Aber aufgemerkt! Ich habe nun noch einen dritten Jahreszeitenbeginn, der aber nur für den Frühling gilt. Es ist der katholische Frühlingsbeginn, in dieser Gegend hier für die Westkirche. Der wird zur Berechnung des Osterfestes und weiterer nachfolgender Festtage benötigt. Dieser Frühlingsbeginn ist erst einmal unverrückbar der 21. März, auch wenn der Kalender zum Beispiel in Schaltjahren ein anderes Datum vorgibt. Man nimmt dann den nächstfolgenden Vollmond und am dann nächstfolgenden Sonntag ist Ostern. Wenn man die Ostkirche und Besonderheiten bestimmter Länder und Kalenderformate mit berücksichtigt und die vorherrschenden Berechnungsmethoden unterschiedlicher Mathematiker, dann will der oberflächlich osterinteressierte Mensch schon nicht mehr mitdenken wollen.
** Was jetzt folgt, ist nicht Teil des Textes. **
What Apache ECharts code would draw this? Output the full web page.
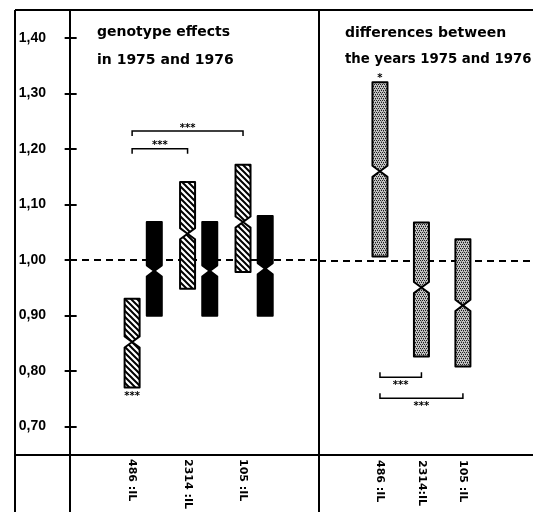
<!DOCTYPE html>
<html><head><meta charset="utf-8">
<script src="https://cdn.jsdelivr.net/npm/echarts@6/dist/echarts.min.js"></script>
<style>html,body{margin:0;padding:0;background:#fff}#c{width:533px;height:512px}</style>
</head><body><div id="c"></div>
<script>
// ---------- data ----------
const yTicks = [0.70, 0.80, 0.90, 1.00, 1.10, 1.20, 1.30, 1.40];
const genotypes = ['486 :IL', '2314 :IL', '105 :IL'];
const diffGenotypes = ['486 :IL', '2314:IL', '105 :IL'];
const genotypePos = [1, 2, 3];

const effects1975Low = [0.770, 0.948, 0.978];
const effects1975Median = [0.852, 1.047, 1.068];
const effects1975High = [0.930, 1.140, 1.171];

const effects1976Low = [0.899, 0.899, 0.899];
const effects1976Median = [0.980, 0.980, 0.984];
const effects1976High = [1.068, 1.068, 1.079];

const diffLow = [1.007, 0.827, 0.809];
const diffMedian = [1.160, 0.951, 0.919];
const diffHigh = [1.320, 1.068, 1.038];

const notchHalf = [0.010, 0.010, 0.010];

const effectsSig = ['***', '', ''];
const diffSig = ['*', '', ''];

const effectsBracketFrom = [1, 1];
const effectsBracketTo = [2, 3];
const effectsBracketLevel = [1.200, 1.232];
const effectsBracketLabel = ['***', '***'];

const diffBracketFrom = [1, 1];
const diffBracketTo = [2, 3];
const diffBracketLevel = [0.790, 0.752];
const diffBracketLabel = ['***', '***'];

const refLevel = 1.00;

const titleLeft = ['genotype effects', 'in 1975 and 1976'];
const titleRight = ['differences between', 'the years 1975 and 1976'];

// ---------- styles ----------
function makeHatch() {
  const c = document.createElement('canvas'); c.width = 6; c.height = 6;
  const g = c.getContext('2d');
  g.fillStyle = '#fff'; g.fillRect(0, 0, 6, 6);
  g.strokeStyle = '#000'; g.lineWidth = 2;
  g.beginPath();
  g.moveTo(-1, -1); g.lineTo(7, 7);
  g.moveTo(-1, 5); g.lineTo(1, 7);
  g.moveTo(5, -1); g.lineTo(7, 1);
  g.stroke();
  return c;
}
function makeStipple() {
  const c = document.createElement('canvas'); c.width = 4; c.height = 4;
  const g = c.getContext('2d');
  g.fillStyle = '#c4c4c4'; g.fillRect(0, 0, 4, 4);
  g.fillStyle = '#202020';
  g.fillRect(0, 0, 1, 1); g.fillRect(2, 0, 1, 1);
  g.fillRect(1, 2, 1, 1); g.fillRect(3, 2, 1, 1);
  g.fillStyle = '#777';
  g.fillRect(1, 1, 1, 1); g.fillRect(3, 3, 1, 1);
  return c;
}
const hatchFill = { image: makeHatch(), repeat: 'repeat' };
const stippleFill = { image: makeStipple(), repeat: 'repeat' };
const FONT = 'DejaVu Sans';

function boxRender(fill, stroke, sigArr, sigAbove) {
  return function (params, api) {
    const x = api.value(0), lo = api.value(1), md = api.value(2), hi = api.value(3), n = api.value(4);
    const pLo = api.coord([x, lo]), pMd = api.coord([x, md]), pHi = api.coord([x, hi]);
    const yNl = api.coord([x, md - n])[1], yNh = api.coord([x, md + n])[1];
    const cx = pLo[0], w = 7.5;
    const children = [{
      type: 'polygon',
      shape: { points: [
        [cx - w, pHi[1]], [cx - w, yNh], [cx, pMd[1]], [cx - w, yNl], [cx - w, pLo[1]],
        [cx + w, pLo[1]], [cx + w, yNl], [cx, pMd[1]], [cx + w, yNh], [cx + w, pHi[1]]
      ] },
      style: { fill: fill, stroke: stroke, lineWidth: 2, lineJoin: 'round' }
    }];
    const s = sigArr[params.dataIndex];
    if (s) {
      children.push({
        type: 'text',
        style: { text: s, x: cx, y: sigAbove ? pHi[1] - 4 : pLo[1] + 9,
          align: 'center', verticalAlign: 'middle',
          font: 'bold 10px ' + FONT, fill: '#000' }
      });
    }
    return { type: 'group', children: children };
  };
}

function bracketRender(labels, labelAbove) {
  return function (params, api) {
    const lvl = api.value(2);
    const p1 = api.coord([api.value(0), lvl]);
    const p2 = api.coord([api.value(1), lvl]);
    const d = labelAbove ? 5 : -5;
    return {
      type: 'group',
      children: [{
        type: 'polyline',
        shape: { points: [[p1[0], p1[1] + d], [p1[0], p1[1]], [p2[0], p2[1]], [p2[0], p2[1] + d]] },
        style: { stroke: '#000', lineWidth: 1.5, fill: null }
      }, {
        type: 'text',
        style: { text: labels[params.dataIndex], x: (p1[0] + p2[0]) / 2,
          y: labelAbove ? p1[1] - 3 : p1[1] + 8,
          align: 'center', verticalAlign: 'middle',
          font: 'bold 10px ' + FONT, fill: '#000' }
      }]
    };
  };
}

const data1975 = genotypePos.map((p, i) => [p, effects1975Low[i], effects1975Median[i], effects1975High[i], notchHalf[i]]);
const data1976 = genotypePos.map((p, i) => [p + 0.4, effects1976Low[i], effects1976Median[i], effects1976High[i], notchHalf[i]]);
const dataDiff = genotypePos.map((p, i) => [p, diffLow[i], diffMedian[i], diffHigh[i], notchHalf[i]]);
const dataEffBr = effectsBracketFrom.map((f, i) => [f, effectsBracketTo[i], effectsBracketLevel[i]]);
const dataDiffBr = diffBracketFrom.map((f, i) => [f, diffBracketTo[i], diffBracketLevel[i]]);

const fmtTick = v => v.toFixed(2).replace('.', ',');

const xLabelStyle = {
  rotate: -90, margin: 5, color: '#000',
  fontFamily: FONT, fontWeight: 'bold', fontSize: 11
};

const dashLine = (xi, yi) => ({
  type: 'line', xAxisIndex: xi, yAxisIndex: yi, data: [], z: 1,
  markLine: {
    silent: true, symbol: 'none', label: { show: false },
    lineStyle: { type: [7, 5], color: '#000', width: 2 },
    data: [{ yAxis: refLevel }]
  }
});

const frame = (x1, y1, x2, y2) => ({
  type: 'line', z: 100, silent: true,
  shape: { x1: x1, y1: y1, x2: x2, y2: y2 },
  style: { stroke: '#000', lineWidth: 2 }
});

const titleText = (txt, left, top, size) => ({
  text: txt, left: left, top: top, padding: 0,
  textStyle: { fontFamily: FONT, fontWeight: 'bold', fontSize: size, color: '#000' }
});

const chart = echarts.init(document.getElementById('c'), null, { renderer: 'canvas' });
chart.setOption({
  animation: false,
  backgroundColor: '#fff',
  title: [
    titleText(titleLeft[0], 97, 25, 14),
    titleText(titleLeft[1], 97, 53, 14),
    titleText(titleRight[0], 345, 26, 14),
    titleText(titleRight[1], 345, 53, 13.3)
  ],
  grid: [
    { left: 70, top: 10, width: 249, height: 445, show: false },
    { left: 319, top: 10, width: 214, height: 445, show: false }
  ],
  xAxis: [{
    gridIndex: 0, type: 'value', min: -0.12, max: 4.37,
    axisLine: { show: false }, axisTick: { show: false }, splitLine: { show: false },
    axisLabel: Object.assign({ customValues: genotypePos, formatter: v => genotypes[Math.round(v) - 1] }, xLabelStyle)
  }, {
    gridIndex: 1, type: 'value', min: -0.47, max: 4.69,
    axisLine: { show: false }, axisTick: { show: false }, splitLine: { show: false },
    axisLabel: Object.assign({ customValues: genotypePos, formatter: v => diffGenotypes[Math.round(v) - 1] }, xLabelStyle)
  }],
  yAxis: [{
    gridIndex: 0, type: 'value', min: 0.65, max: 1.45,
    axisLine: { show: false }, splitLine: { show: false },
    axisTick: { show: true, customValues: yTicks, length: 12, lineStyle: { color: '#000', width: 2 } },
    axisLabel: { customValues: yTicks, formatter: fmtTick, margin: 24, color: '#000',
      fontFamily: 'Liberation Sans', fontWeight: 'bold', fontSize: 14 }
  }, {
    gridIndex: 1, type: 'value', min: 0.65, max: 1.45, show: false,
    splitLine: { show: false }
  }],
  series: [
    dashLine(0, 0),
    dashLine(1, 1),
    { type: 'custom', xAxisIndex: 0, yAxisIndex: 0, z: 5, clip: false, data: data1975,
      renderItem: boxRender(hatchFill, '#000', effectsSig, false) },
    { type: 'custom', xAxisIndex: 0, yAxisIndex: 0, z: 5, clip: false, data: data1976,
      renderItem: boxRender('#000', '#000', ['', '', ''], false) },
    { type: 'custom', xAxisIndex: 0, yAxisIndex: 0, z: 5, clip: false, data: dataEffBr,
      renderItem: bracketRender(effectsBracketLabel, true) },
    { type: 'custom', xAxisIndex: 1, yAxisIndex: 1, z: 5, clip: false, data: dataDiff,
      renderItem: boxRender(stippleFill, '#000', diffSig, true) },
    { type: 'custom', xAxisIndex: 1, yAxisIndex: 1, z: 5, clip: false, data: dataDiffBr,
      renderItem: bracketRender(diffBracketLabel, false) }
  ],
  graphic: [
    frame(15, 10, 533, 10),
    frame(15, 455, 533, 455),
    frame(15, 10, 15, 512),
    frame(70, 10, 70, 512),
    frame(319, 10, 319, 512)
  ]
});
</script></body></html>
Er guckt nur noch in den richtigen Kalender. Abweichende Berechnungsbesonderheiten evangelischer Art sind mir unbekannt.
Seit meiner Kindheit ist das für mich trotzdem alles sehr einfach und sogar ohne Kalender zu bewerkstelligen: Wenn Schnee fällt, dann ist Winter – meine Lieblingsjahreszeit. Im einem zeitlich vorgegebenen Tagesablauf, der ja für viele Menschen gilt, gibt es aber zwei weitere jahreszeitlich bedingte Stichtage, die uns nicht unbeeindruckt lassen. Das ist zum einen der Tag, an dem man keine Beleuchtung mehr braucht, wenn man morgens aufsteht und der Tag, an dem man dann wieder ohne Beleuchtung nicht mehr aus dem Bett steigen mag. Allerdings bringt die konventionelle Uhrumstellung zweimal im Jahr alles durcheinander. Sie ist der mißglückte Versuch, die Abläufe der Planeten mit einem primitiven Toolkit menschennützlich auszutricksen.
Ohne Jahreszeiten wäre das Leben sehr viel langweiliger. Wir hätten vermutlich nicht einmal so fragwürdige Erfindungen wie den Laubbläser und die Übergangskleidung.